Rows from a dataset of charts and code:

========

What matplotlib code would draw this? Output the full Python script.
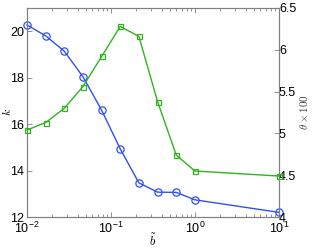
import matplotlib
matplotlib.use("Agg")
import matplotlib.pyplot as plt
from matplotlib.ticker import LogLocator, NullFormatter, FixedLocator

plt.rcParams['font.family'] = ['Liberation Sans', 'DejaVu Sans']
plt.rcParams['mathtext.fontset'] = 'cm'

b_vals = [0.01, 0.0167, 0.0278, 0.0464, 0.0774, 0.129, 0.215, 0.359, 0.599, 1.0, 10.0]
k_vals = [20.27, 19.8, 19.14, 18.04, 16.6, 14.93, 13.47, 13.07, 13.06, 12.74, 12.2]
theta_vals = [5.04, 5.13, 5.30, 5.56, 5.92, 6.28, 6.16, 5.38, 4.74, 4.55, 4.49]

k_ticks = [12, 14, 16, 18, 20]
theta_ticks = [4, 4.5, 5, 5.5, 6, 6.5]
theta_ticklabels = ['4', '4.5', '5', '5.5', '6', '6.5']

fig = plt.figure(figsize=(3.12, 2.5), dpi=100)
ax = fig.add_axes([0.0865, 0.132, 0.8075, 0.836])
ax2 = ax.twinx()

blue = '#3050f5'
green = '#30b41e'

ax.plot(b_vals, k_vals, '-o', color=blue, lw=1.0, ms=5.2, mfc='none', mew=0.9, clip_on=False, zorder=3)
ax2.plot(b_vals, theta_vals, '-s', color=green, lw=1.0, ms=3.6, mfc='none', mew=0.9, clip_on=False, zorder=3)

ax.set_xscale('log')
ax.set_xlim(0.01, 10)
ax.set_ylim(12, 21)
ax2.set_ylim(4, 6.5)
ax.set_yticks(k_ticks)
ax2.set_yticks(theta_ticks)
ax2.set_yticklabels(theta_ticklabels)
ax.xaxis.set_major_locator(FixedLocator([0.01, 0.1, 1, 10]))
ax.xaxis.set_minor_locator(LogLocator(base=10, subs=range(2, 10)))
ax.xaxis.set_minor_formatter(NullFormatter())

gray = '#808080'
for a in (ax, ax2):
    for s in a.spines.values():
        s.set_color(gray)
        s.set_linewidth(0.8)
    a.tick_params(which='both', direction='in', colors=gray, labelcolor='black', labelsize=9, width=0.6)
    a.tick_params(which='major', length=3.5)
    a.tick_params(which='minor', length=2)
ax.tick_params(axis='x', which='both', top=True, pad=3)
ax.tick_params(axis='y', right=False, pad=2)
ax2.tick_params(axis='y', pad=0)

ax.set_xlabel(r'$\tilde{b}$', fontsize=9)
ax.xaxis.set_label_coords(0.5, -0.075)
ax.set_ylabel(r'$k$', fontsize=8.5)
ax.yaxis.set_label_coords(-0.05, 0.5)
ax2.set_ylabel(r'$\theta\times 100$', fontsize=8, color='#404040', rotation=90)
ax2.yaxis.set_label_coords(1.075, 0.5)

fig.savefig('out.png', dpi=100)
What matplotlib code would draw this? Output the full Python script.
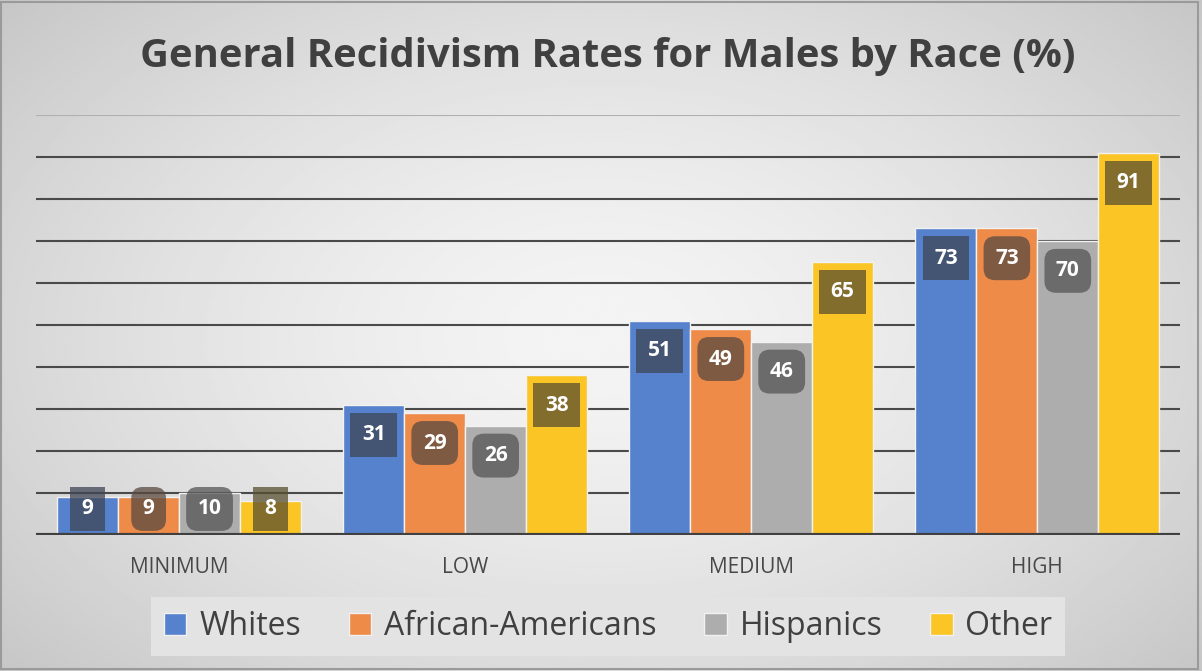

========

Quote all the lines above exactly as given. Do not include the pictures.

What matplotlib code would draw this? Output the full Python script.
import matplotlib
matplotlib.use("Agg")
import matplotlib.pyplot as plt
from matplotlib.ticker import LogLocator, NullFormatter, FixedLocator

plt.rcParams['font.family'] = ['Liberation Sans', 'DejaVu Sans']
plt.rcParams['mathtext.fontset'] = 'cm'

b_vals = [0.01, 0.0167, 0.0278, 0.0464, 0.0774, 0.129, 0.215, 0.359, 0.599, 1.0, 10.0]
k_vals = [20.27, 19.8, 19.14, 18.04, 16.6, 14.93, 13.47, 13.07, 13.06, 12.74, 12.2]
theta_vals = [5.04, 5.13, 5.30, 5.56, 5.92, 6.28, 6.16, 5.38, 4.74, 4.55, 4.49]

k_ticks = [12, 14, 16, 18, 20]
theta_ticks = [4, 4.5, 5, 5.5, 6, 6.5]
theta_ticklabels = ['4', '4.5', '5', '5.5', '6', '6.5']

fig = plt.figure(figsize=(3.12, 2.5), dpi=100)
ax = fig.add_axes([0.0865, 0.132, 0.8075, 0.836])
ax2 = ax.twinx()

blue = '#3050f5'
green = '#30b41e'

ax.plot(b_vals, k_vals, '-o', color=blue, lw=1.0, ms=5.2, mfc='none', mew=0.9, clip_on=False, zorder=3)
ax2.plot(b_vals, theta_vals, '-s', color=green, lw=1.0, ms=3.6, mfc='none', mew=0.9, clip_on=False, zorder=3)

ax.set_xscale('log')
ax.set_xlim(0.01, 10)
ax.set_ylim(12, 21)
ax2.set_ylim(4, 6.5)
ax.set_yticks(k_ticks)
ax2.set_yticks(theta_ticks)
ax2.set_yticklabels(theta_ticklabels)
ax.xaxis.set_major_locator(FixedLocator([0.01, 0.1, 1, 10]))
ax.xaxis.set_minor_locator(LogLocator(base=10, subs=range(2, 10)))
ax.xaxis.set_minor_formatter(NullFormatter())

gray = '#808080'
for a in (ax, ax2):
    for s in a.spines.values():
        s.set_color(gray)
        s.set_linewidth(0.8)
    a.tick_params(which='both', direction='in', colors=gray, labelcolor='black', labelsize=9, width=0.6)
    a.tick_params(which='major', length=3.5)
    a.tick_params(which='minor', length=2)
ax.tick_params(axis='x', which='both', top=True, pad=3)
ax.tick_params(axis='y', right=False, pad=2)
ax2.tick_params(axis='y', pad=0)

ax.set_xlabel(r'$\tilde{b}$', fontsize=9)
ax.xaxis.set_label_coords(0.5, -0.075)
ax.set_ylabel(r'$k$', fontsize=8.5)
ax.yaxis.set_label_coords(-0.05, 0.5)
ax2.set_ylabel(r'$\theta\times 100$', fontsize=8, color='#404040', rotation=90)
ax2.yaxis.set_label_coords(1.075, 0.5)

fig.savefig('out.png', dpi=100)
What matplotlib code would draw this? Output the full Python script.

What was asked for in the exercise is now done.